Б. Ограничение контактов судей. Не секрет, что сегодня успех дела зависит не только и не столько от того, что сказано в зале суда, сколько от того, что сказано за его пределами. И речь необязательно идет о взятках. Адвокаты стремятся добиться расположения судьи, повлиять на его позицию в частных беседах. Доказать факт влияния в этих случаях невозможно. Вероятно, для России полезно такое правило: ЛЮБОЙ контакт судьи с представителем одной стороны в отсутствие другой стороны повлечет отстранение судьи от дела, независимо от того, о чем они говорили. Это могло бы повысить объективность суда.
В. Формализация ведения процесса. Кодексы содержат лишь общее положение о том, что судья руководит судебным заседанием. На практике встречается огромное количество злоупотреблений, предотвратить которые в рамках существующих кодексов не представляется возможным. В частности, судья может прервать выступление одной стороны под предлогом того, что представитель говорит не по существу, задавать при этом наводящие вопросы другой стороне, предопределяя тем самым исход дела. Здесь нужна детализация, в том числе такое простое правило, как определение равного времени для выступления сторон в начале заседания, что ограничит злоупотребления как судей, так и адвокатов.

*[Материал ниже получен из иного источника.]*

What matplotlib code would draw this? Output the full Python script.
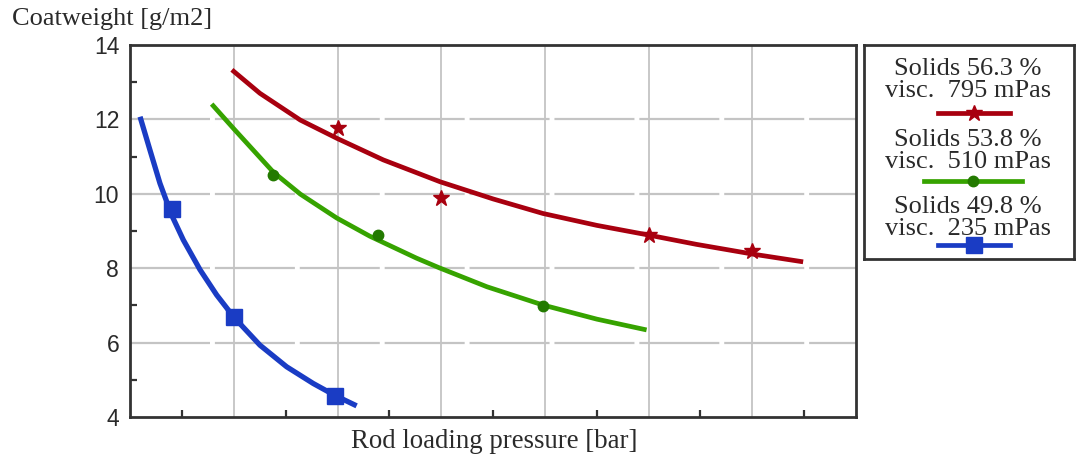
import matplotlib
matplotlib.use("Agg")
import matplotlib.pyplot as plt
from matplotlib.lines import Line2D

red_curve_x = [0.98, 1.25, 1.64, 2.0, 2.44, 2.99, 3.5, 3.98, 4.5, 4.98, 5.46, 6.0, 6.49]
red_curve_y = [13.33, 12.70, 11.98, 11.48, 10.91, 10.32, 9.86, 9.47, 9.15, 8.90, 8.64, 8.38, 8.17]
red_pts_x = [2.0, 3.0, 5.0, 6.0]
red_pts_y = [11.76, 9.88, 8.89, 8.45]

green_curve_x = [0.785, 1.0, 1.38, 1.64, 1.99, 2.31, 2.76, 2.98, 3.44, 3.98, 4.5, 4.98]
green_curve_y = [12.41, 11.74, 10.58, 9.99, 9.35, 8.86, 8.27, 8.01, 7.50, 7.01, 6.63, 6.34]
green_pts_x = [1.38, 2.39, 3.98]
green_pts_y = [10.50, 8.89, 6.98]

blue_curve_x = [0.094, 0.19, 0.286, 0.40, 0.511, 0.672, 0.833, 1.0, 1.251, 1.508, 1.765, 1.974, 2.183]
blue_curve_y = [12.07, 11.17, 10.28, 9.42, 8.76, 7.96, 7.28, 6.68, 5.93, 5.35, 4.90, 4.58, 4.30]
blue_pts_x = [0.40, 1.0, 1.975]
blue_pts_y = [9.58, 6.68, 4.57]

legend_labels = ["Solids 56.3 %\nvisc.  795 mPas",
                 "Solids 53.8 %\nvisc.  510 mPas",
                 "Solids 49.8 %\nvisc.  235 mPas"]
y_ticks = [4, 6, 8, 10, 12, 14]

RED = "#a8000f"
GREEN_LINE = "#36a300"
GREEN_MARK = "#237a00"
BLUE = "#1a3cc4"
FRAME = "#333333"
GRID = "#c4c4c4"
TEXT = "#2a2a2a"
SERIF = "Liberation Serif"
SANS = "Liberation Sans"

W, H = 1076, 461
fig = plt.figure(figsize=(W / 100, H / 100), dpi=100)
ax = fig.add_axes([130.3 / W, (H - 417) / H, (856 - 130.3) / W, (417 - 44.9) / H])

ax.set_xlim(0, 7)
ax.set_ylim(4, 14)

## grid: solid verticals, long dashed horizontals ##
for gx in range(1, 7):
    ax.axvline(gx, color=GRID, lw=1.3, zorder=0)
for gy in y_ticks[1:-1]:
    ax.axhline(gy, color=GRID, lw=1.6, ls=(0, (36, 2.2)), zorder=0)

ax.plot(red_curve_x, red_curve_y, color=RED, lw=3.4, solid_capstyle="butt",
        solid_joinstyle="round", zorder=3)
ax.plot(red_pts_x, red_pts_y, ls="none", marker="*", ms=12, color=RED, zorder=4)

ax.plot(green_curve_x, green_curve_y, color=GREEN_LINE, lw=3.4, solid_capstyle="butt",
        solid_joinstyle="round", zorder=3)
ax.plot(green_pts_x, green_pts_y, ls="none", marker="o", ms=7.5, color=GREEN_MARK, zorder=4)

ax.plot(blue_curve_x, blue_curve_y, color=BLUE, lw=3.8, solid_capstyle="butt",
        solid_joinstyle="round", zorder=3)
ax.plot(blue_pts_x, blue_pts_y, ls="none", marker="s", ms=11.5, color=BLUE, zorder=4)

## ticks ##
ax.set_xticks(range(0, 8))
ax.set_xticklabels([])
ax.set_xticks([i + 0.5 for i in range(7)], minor=True)
ax.set_yticks(y_ticks)
ax.set_yticklabels([str(v) for v in y_ticks], fontfamily=SANS, fontsize=16.5, color=TEXT)
ax.set_yticks([5, 7, 9, 11, 13], minor=True)
ax.tick_params(which="major", length=0, pad=8)
ax.tick_params(which="minor", direction="in", length=5, width=1.6, color=FRAME)
ax.tick_params(axis="x", which="minor", top=False)
ax.tick_params(axis="y", which="minor", right=False)

for sp in ax.spines.values():
    sp.set_color(FRAME)
    sp.set_linewidth(2)

fig.text(12 / W, 1 - 19 / H, "Coatweight [g/m2]", fontfamily=SERIF, fontsize=19,
         color=TEXT, ha="left", va="center")
fig.text(494 / W, 1 - 441 / H, "Rod loading pressure [bar]", fontfamily=SERIF, fontsize=19.3,
         color=TEXT, ha="center", va="center")

## legend box drawn by hand: text above, line sample below ##
lax = fig.add_axes([864 / W, (H - 259) / H, (1074 - 864) / W, (259 - 45) / H])
lax.set_xlim(864, 1074)
lax.set_ylim(259, 45)
lax.set_xticks([])
lax.set_yticks([])
for sp in lax.spines.values():
    sp.set_color(FRAME)
    sp.set_linewidth(2)

entries = [
    (legend_labels[0], 80, 113, 938, 1010, RED, RED, "*", 12),
    (legend_labels[1], 151, 181, 924, 1022, GREEN_LINE, GREEN_MARK, "o", 7.5),
    (legend_labels[2], 218, 245, 938, 1010, BLUE, BLUE, "s", 11.5),
]
for label, ty, ly, x0, x1, lc, mc, mk, ms in entries:
    lax.text(968, ty, label, fontfamily=SERIF, fontsize=19, color=TEXT,
             ha="center", va="center", linespacing=0.98)
    lax.add_line(Line2D([x0, x1], [ly, ly], color=lc, lw=3.4))
    lax.plot([(x0 + x1) / 2], [ly], marker=mk, ms=ms, color=mc)

fig.savefig("out.png", dpi=100)
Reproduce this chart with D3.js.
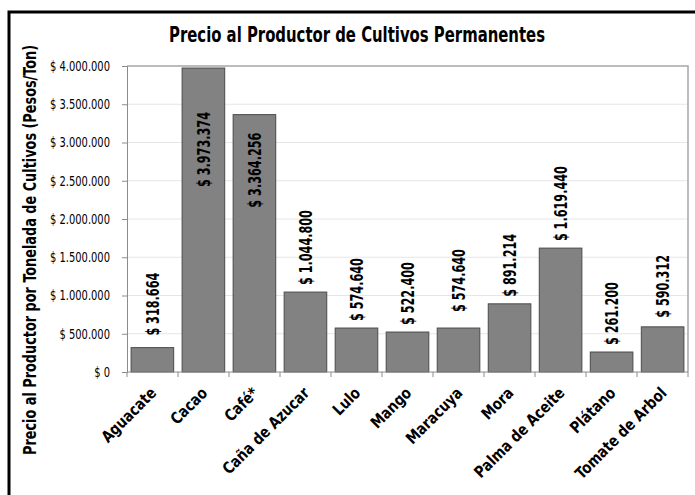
<!DOCTYPE html>
<html>
<head>
<meta charset="utf-8">
<script src="https://cdn.jsdelivr.net/npm/d3@7"></script>
<style>
  html, body { margin: 0; padding: 0; background: #fff; }
  svg { display: block; }
  text { font-family: "DejaVu Sans Condensed", "Liberation Sans", sans-serif; fill: #000; }
</style>
</head>
<body>
<svg id="chart" width="695" height="495"></svg>
<script>
// Precio al productor por tonelada, cultivos permanentes
const cultivos = ["Aguacate", "Cacao", "Café*", "Caña de Azucar", "Lulo", "Mango",
                  "Maracuya", "Mora", "Palma de Aceite", "Plátano", "Tomate de Arbol"];
const precios = [318664, 3973374, 3364256, 1044800, 574640, 522400,
                 574640, 891214, 1619440, 261200, 590312];
const yTicks = [0, 500000, 1000000, 1500000, 2000000, 2500000, 3000000, 3500000, 4000000];

const titulo = "Precio al Productor de Cultivos Permanentes";
const tituloEjeY = "Precio al Productor por Tonelada de Cultivos (Pesos/Ton)";

const svg = d3.select("#chart");
const W = 695, H = 495;
const plot = { left: 127, top: 66, right: 688, bottom: 372 };

// Spanish number format: thousands with "."
const es = d3.formatLocale({ decimal: ",", thousands: ".", grouping: [3], currency: ["$", ""] });
const fmt = es.format(",.0f");

// Narrow the text horizontally: every text in the selection keeps its height,
// and its length becomes `factor` times its natural length.
function squeeze(sel, factor) {
  sel.each(function () {
    const len = this.getComputedTextLength();
    d3.select(this).attr("textLength", len * factor).attr("lengthAdjust", "spacingAndGlyphs");
  });
}
// factor that brings `sample` (drawn with the given attrs) to `target` pixels
function factorFor(sample, size, weight, target) {
  const t = svg.append("text").attr("font-size", size).attr("font-weight", weight).text(sample);
  const f = target / t.node().getComputedTextLength();
  t.remove();
  return f;
}

// outer chart frame
svg.append("rect")
  .attr("x", 9).attr("y", 12)
  .attr("width", W + 20).attr("height", H + 20)
  .attr("fill", "#fff").attr("stroke", "#000").attr("stroke-width", 3);

const x = d3.scaleBand().domain(cultivos).range([plot.left, plot.right]).paddingInner(0.165).paddingOuter(0.08);
const y = d3.scaleLinear().domain([0, 4000000]).range([plot.bottom, plot.top]);

// gridlines
svg.append("g").selectAll("line").data(yTicks.slice(1, -1)).join("line")
  .attr("x1", plot.left).attr("x2", plot.right)
  .attr("y1", d => y(d)).attr("y2", d => y(d))
  .attr("stroke", "#e6e6e6").attr("stroke-width", 1);

// plot frame (top & right)
svg.append("path")
  .attr("d", `M${plot.left},${plot.top}H${plot.right}V${plot.bottom}`)
  .attr("fill", "none").attr("stroke", "#a6a6a6").attr("stroke-width", 1.5);

// bars
svg.append("g").selectAll("rect").data(cultivos).join("rect")
  .attr("x", d => x(d)).attr("width", x.bandwidth())
  .attr("y", (d, i) => y(precios[i]))
  .attr("height", (d, i) => y(0) - y(precios[i]))
  .attr("fill", "#828282").attr("stroke", "#4a4a4a").attr("stroke-width", 1);

// y axis
const yAxis = d3.axisLeft(y).tickValues(yTicks).tickSize(5).tickPadding(12)
  .tickFormat(d => d === 0 ? "$ 0" : "$ " + fmt(d));
const gy = svg.append("g").attr("transform", `translate(${plot.left},0)`).call(yAxis);
gy.select(".domain").attr("stroke", "#8c8c8c");
gy.selectAll(".tick line").attr("stroke", "#8c8c8c");
gy.selectAll(".tick text").attr("font-size", 14).attr("font-family", "DejaVu Sans Condensed, sans-serif");
squeeze(gy.selectAll(".tick text"), factorFor("$ 4.000.000", 14, "normal", 60));

// x axis: baseline and ticks at category boundaries
const step = (plot.right - plot.left) / cultivos.length;
svg.append("line").attr("x1", plot.left).attr("x2", plot.right)
  .attr("y1", plot.bottom).attr("y2", plot.bottom)
  .attr("stroke", "#8c8c8c").attr("stroke-width", 1);
svg.append("g").selectAll("line").data(d3.range(cultivos.length + 1)).join("line")
  .attr("x1", i => plot.left + i * step).attr("x2", i => plot.left + i * step)
  .attr("y1", plot.bottom).attr("y2", plot.bottom + 5)
  .attr("stroke", "#8c8c8c");

// category labels, rotated 45°
const cat = svg.append("g").selectAll("text").data(cultivos).join("text")
  .attr("transform", d => `translate(${x(d) + x.bandwidth() / 2 + 5},${plot.bottom + 22}) rotate(-45)`)
  .attr("text-anchor", "end")
  .attr("font-size", 16).attr("font-weight", "bold")
  .text(d => d);
squeeze(cat, factorFor("Aguacate", 16, "bold", 70));

// value labels (inside the tallest bars, above the rest)
const dentro = { "Cacao": 44, "Café*": 18 };
const separacion = { "Aguacate": 12, "Maracuya": 16, "Tomate de Arbol": 9 };
const etiquetas = svg.append("g").selectAll("text").data(cultivos).join("text")
  .attr("transform", (d, i) => {
    const cx = x(d) + x.bandwidth() / 2;
    const top = y(precios[i]);
    return d in dentro
      ? `translate(${cx},${top + dentro[d]}) rotate(-90)`
      : `translate(${cx},${top - (separacion[d] || 7)}) rotate(-90)`;
  })
  .attr("text-anchor", d => d in dentro ? "end" : "start")
  .attr("dy", "0.36em")
  .attr("font-size", 18).attr("font-weight", "bold")
  .text((d, i) => "$ " + fmt(precios[i]));
squeeze(etiquetas, factorFor("$ 3.973.374", 18, "bold", 75));

// title
const tt = svg.append("text").attr("x", 357).attr("y", 42)
  .attr("text-anchor", "middle").attr("font-size", 21).attr("font-weight", "bold")
  .text(titulo);
squeeze(tt, factorFor(titulo, 21, "bold", 376));

// y axis title
const ty = svg.append("text")
  .attr("transform", "translate(30,250) rotate(-90)")
  .attr("text-anchor", "middle").attr("dy", "0.36em")
  .attr("font-size", 18).attr("font-weight", "bold")
  .text(tituloEjeY);
squeeze(ty, factorFor(tituloEjeY, 18, "bold", 410));
</script>
</body>
</html>
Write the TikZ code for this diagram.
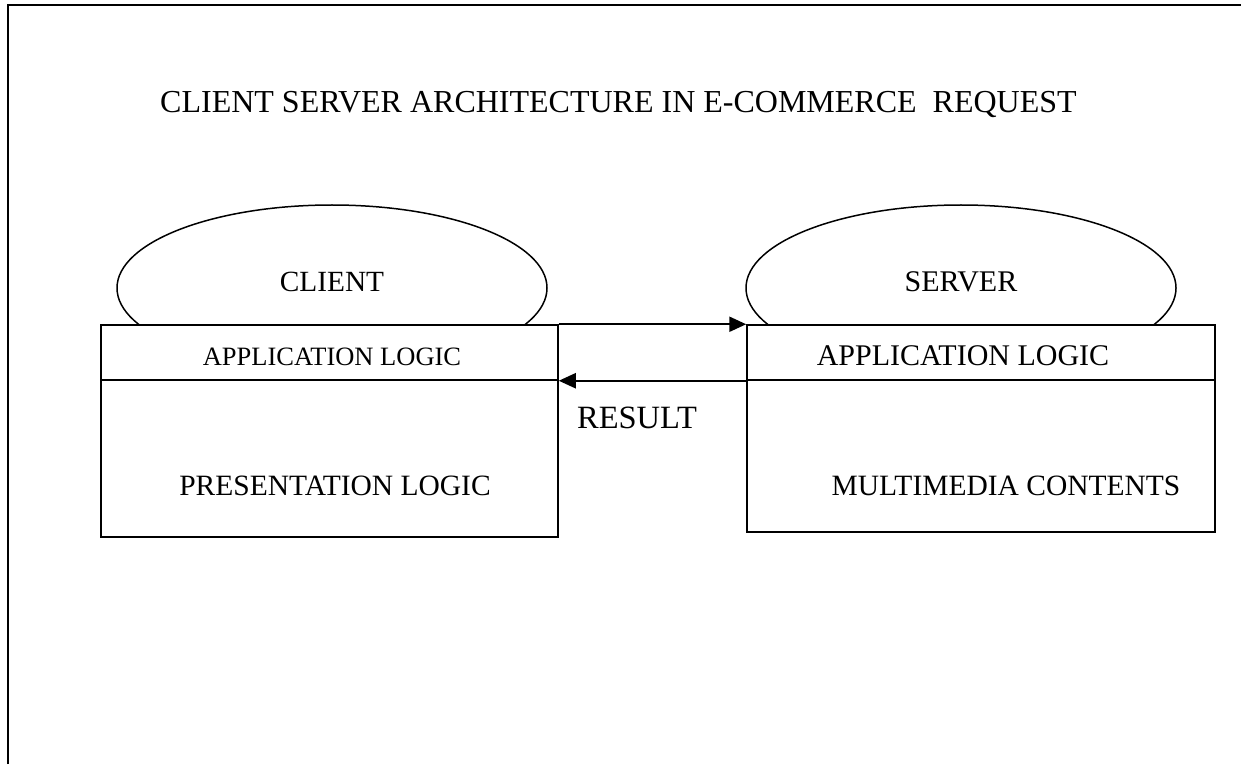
\documentclass[tikz,border=0pt]{standalone}
\usepackage{fontspec}
\setmainfont{Liberation Serif}
\usetikzlibrary{shapes.geometric,arrows.meta}
\begin{document}
\begin{tikzpicture}[x=1pt,y=1pt,
  lbl/.style={anchor=base,inner sep=0pt,font=\fontsize{28.5}{30}\selectfont},
  fs/.style={font=\fontsize{#1}{#1}\selectfont},
  oval/.style={draw,ellipse,line width=1.5pt,minimum width=430pt,minimum height=166pt,inner sep=0pt},
  cell/.style={draw,fill=white,rectangle,line width=1.5pt,inner sep=0pt},
  arr/.style={line width=2.2pt,-{Triangle[length=17pt,width=15pt]}}]
\useasboundingbox (0,0) rectangle (1241,764);
% page border
\draw[line width=2pt] (8,0) -- (8,759) -- (1241,759);
% title
\node[lbl,fs=32,anchor=base west] (title) at (160,651) {CLIENT SERVER ARCHITECTURE IN E-COMMERCE\ \ REQUEST};
% ovals
\node[oval] (clientoval) at (332,476) {};
\node[oval] (serveroval) at (961,476) {};
% client boxes
\node[cell,minimum width=457pt,minimum height=55pt] (capp) at (329.5,411.5) {};
\node[cell,minimum width=457pt,minimum height=157pt] (cpres) at (329.5,305.5) {};
% server boxes
\node[cell,minimum width=468pt,minimum height=55pt] (sapp) at (981,411.5) {};
\node[cell,minimum width=468pt,minimum height=152pt] (smm) at (981,308) {};
% labels
\node[lbl,fs=29.3] (clientlbl) at (332,472) {CLIENT};
\node[lbl,fs=30] (serverlbl) at (961,472) {SERVER};
\node[lbl,fs=26.5] (cappl) at (332,399) {APPLICATION LOGIC};
\node[lbl,fs=30] (sappl) at (963,399) {APPLICATION LOGIC};
\node[lbl,fs=32.5] (result) at (637,336) {RESULT};
\node[lbl,fs=29.5] (cpresl) at (335,269) {PRESENTATION LOGIC};
\node[lbl,fs=29.5] (smml) at (1006,269) {MULTIMEDIA CONTENTS};
% arrows
\draw[arr] (capp.north east) -- (sapp.north west);
\draw[arr] (sapp.south west) -- (capp.south east);
\end{tikzpicture}
\end{document}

Г. Установление реальных процессуальных сроков. В кодексе содержится большое количество различных сроков: сегодня они не соблюдаются и не могут соблюдаться (например, для подготовки протоколов и вынесения решения). Это развращает судебную систему, так как в привычку входит их игнорирование. Сроки должны быть пересмотрены в сторону реальности исполнения, а за их несоблюдение должна следовать ответственность.
Решение проблемы организации эффективного правосудия в России невозможно без проведения полномасштабной судебной реформы, которой до сих пор на самом деле не было.
Вышеприведенных примеров достаточно, чтобы показать, что судебная система России не сбалансирована в своих основах (финансовых и организационных) и в кодексах еще много процедурных пробелов. Эти недостатки могут быть устранены только комплексно, что подразумевает радикальную переделку текстов действующих процессуальных кодексов.
Опыт показал, что такая работа не может быть поручена самим судьям. Подготовку реформы должна осуществлять комиссия, в которую следует включить заинтересованных «пользователей» и представителей субъектов хозяйственной деятельности, профессиональных юридических сообществ, политических кругов.